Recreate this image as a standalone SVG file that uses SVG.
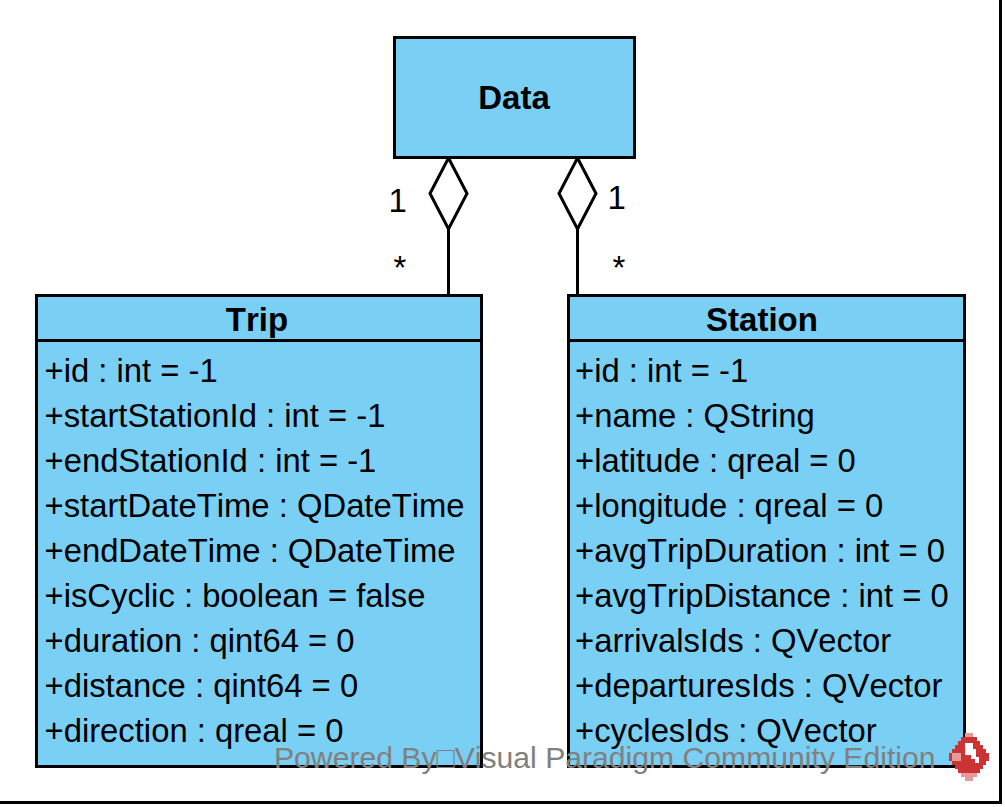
<svg xmlns="http://www.w3.org/2000/svg" width="1005" height="807" viewBox="0 0 1005 807">
<style>
text{font-family:"Liberation Sans",Arial,sans-serif;fill:#000;font-kerning:none}
.box{fill:#7acff5;stroke:#000;stroke-width:3}
.line{fill:none;stroke:#000;stroke-width:3}
.t{font-size:33px;font-weight:bold;text-anchor:middle}
.a{font-size:32.800px}
.m{font-size:33px}
.r{fill:#cd3333}
.p{fill:#e59a9a}
.w{fill:#fff}
</style>
<rect width="1005" height="807" fill="#fff"/>
<path class="line" d="M0 802.500H1000.500V0"/>
<g id="connectors">
<path class="line" d="M448.500 295V229M577.500 295V229"/>
<path class="line" d="M448.500 158L467 193.500L448.500 229L430 193.500Z"/>
<path class="line" d="M577.500 158L596 193.500L577.500 229L559 193.500Z"/>
</g>
<g id="data"><rect class="box" x="394.500" y="37.500" width="240" height="120"/><text class="t" x="514" y="109">Data</text></g>
<g id="trip"><rect class="box" x="36.500" y="295.500" width="445" height="471"/><path class="line" d="M36.500 340.500H481.500"/><text class="t" x="257" y="331">Trip</text>
<text class="a" x="44.500" y="382">+id : int = -1</text>
<text class="a" x="44.500" y="427">+startStationId : int = -1</text>
<text class="a" x="44.500" y="472">+endStationId : int = -1</text>
<text class="a" x="44.500" y="517">+startDateTime : QDateTime</text>
<text class="a" x="44.500" y="562">+endDateTime : QDateTime</text>
<text class="a" x="44.500" y="607">+isCyclic : boolean = false</text>
<text class="a" x="44.500" y="652">+duration : qint64 = 0</text>
<text class="a" x="44.500" y="697">+distance : qint64 = 0</text>
<text class="a" x="44.500" y="742">+direction : qreal = 0</text></g>
<g id="station"><rect class="box" x="568.500" y="295.500" width="396" height="471"/><path class="line" d="M568.500 340.500H964.500"/><text class="t" x="762" y="331">Station</text>
<text class="a" x="575" y="382">+id : int = -1</text>
<text class="a" x="575" y="427">+name : QString</text>
<text class="a" x="575" y="472">+latitude : qreal = 0</text>
<text class="a" x="575" y="517">+longitude : qreal = 0</text>
<text class="a" x="575" y="562">+avgTripDuration : int = 0</text>
<text class="a" x="575" y="607">+avgTripDistance : int = 0</text>
<text class="a" x="575" y="652">+arrivalsIds : QVector</text>
<text class="a" x="575" y="697">+departuresIds : QVector</text>
<text class="a" x="575" y="742">+cyclesIds : QVector</text></g>
<text class="m" x="388.500" y="212">1</text><text class="m" x="607.500" y="209">1</text>
<text class="m" x="393.500" y="279">*</text><text class="m" x="612.500" y="279">*</text>
<text x="274" y="768" style="font-size:30.150px;fill:#808080">Powered By□Visual Paradigm Community Edition</text>
<g shape-rendering="crispEdges">
<path class="r" d="M965 733H973V737H977V741H980V745H983V749H986V753H989V761H986V765H983V769H980V773H977V777H973V781H965V777H961V773H958V769H955V765H952V761H949V753H952V749H955V745H958V741H961V737H965Z"/>
<path class="p" d="M965 733H973V737H965ZM961 773H977V777H973V781H965V777H961ZM952 753H961V761H952Z"/>
<path class="w" d="M965 743H973V749H976V757H979V763H975V759H971V755H965Z"/>
</g>
</svg>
_____
**What the task requires**
The listing above needs to be output again exactly. Don't include the pictures.

**Response to this task**
Recreate this image as a standalone SVG file that uses SVG.
<svg xmlns="http://www.w3.org/2000/svg" width="1005" height="807" viewBox="0 0 1005 807">
<style>
text{font-family:"Liberation Sans",Arial,sans-serif;fill:#000;font-kerning:none}
.box{fill:#7acff5;stroke:#000;stroke-width:3}
.line{fill:none;stroke:#000;stroke-width:3}
.t{font-size:33px;font-weight:bold;text-anchor:middle}
.a{font-size:32.800px}
.m{font-size:33px}
.r{fill:#cd3333}
.p{fill:#e59a9a}
.w{fill:#fff}
</style>
<rect width="1005" height="807" fill="#fff"/>
<path class="line" d="M0 802.500H1000.500V0"/>
<g id="connectors">
<path class="line" d="M448.500 295V229M577.500 295V229"/>
<path class="line" d="M448.500 158L467 193.500L448.500 229L430 193.500Z"/>
<path class="line" d="M577.500 158L596 193.500L577.500 229L559 193.500Z"/>
</g>
<g id="data"><rect class="box" x="394.500" y="37.500" width="240" height="120"/><text class="t" x="514" y="109">Data</text></g>
<g id="trip"><rect class="box" x="36.500" y="295.500" width="445" height="471"/><path class="line" d="M36.500 340.500H481.500"/><text class="t" x="257" y="331">Trip</text>
<text class="a" x="44.500" y="382">+id : int = -1</text>
<text class="a" x="44.500" y="427">+startStationId : int = -1</text>
<text class="a" x="44.500" y="472">+endStationId : int = -1</text>
<text class="a" x="44.500" y="517">+startDateTime : QDateTime</text>
<text class="a" x="44.500" y="562">+endDateTime : QDateTime</text>
<text class="a" x="44.500" y="607">+isCyclic : boolean = false</text>
<text class="a" x="44.500" y="652">+duration : qint64 = 0</text>
<text class="a" x="44.500" y="697">+distance : qint64 = 0</text>
<text class="a" x="44.500" y="742">+direction : qreal = 0</text></g>
<g id="station"><rect class="box" x="568.500" y="295.500" width="396" height="471"/><path class="line" d="M568.500 340.500H964.500"/><text class="t" x="762" y="331">Station</text>
<text class="a" x="575" y="382">+id : int = -1</text>
<text class="a" x="575" y="427">+name : QString</text>
<text class="a" x="575" y="472">+latitude : qreal = 0</text>
<text class="a" x="575" y="517">+longitude : qreal = 0</text>
<text class="a" x="575" y="562">+avgTripDuration : int = 0</text>
<text class="a" x="575" y="607">+avgTripDistance : int = 0</text>
<text class="a" x="575" y="652">+arrivalsIds : QVector</text>
<text class="a" x="575" y="697">+departuresIds : QVector</text>
<text class="a" x="575" y="742">+cyclesIds : QVector</text></g>
<text class="m" x="388.500" y="212">1</text><text class="m" x="607.500" y="209">1</text>
<text class="m" x="393.500" y="279">*</text><text class="m" x="612.500" y="279">*</text>
<text x="274" y="768" style="font-size:30.150px;fill:#808080">Powered By□Visual Paradigm Community Edition</text>
<g shape-rendering="crispEdges">
<path class="r" d="M965 733H973V737H977V741H980V745H983V749H986V753H989V761H986V765H983V769H980V773H977V777H973V781H965V777H961V773H958V769H955V765H952V761H949V753H952V749H955V745H958V741H961V737H965Z"/>
<path class="p" d="M965 733H973V737H965ZM961 773H977V777H973V781H965V777H961ZM952 753H961V761H952Z"/>
<path class="w" d="M965 743H973V749H976V757H979V763H975V759H971V755H965Z"/>
</g>
</svg>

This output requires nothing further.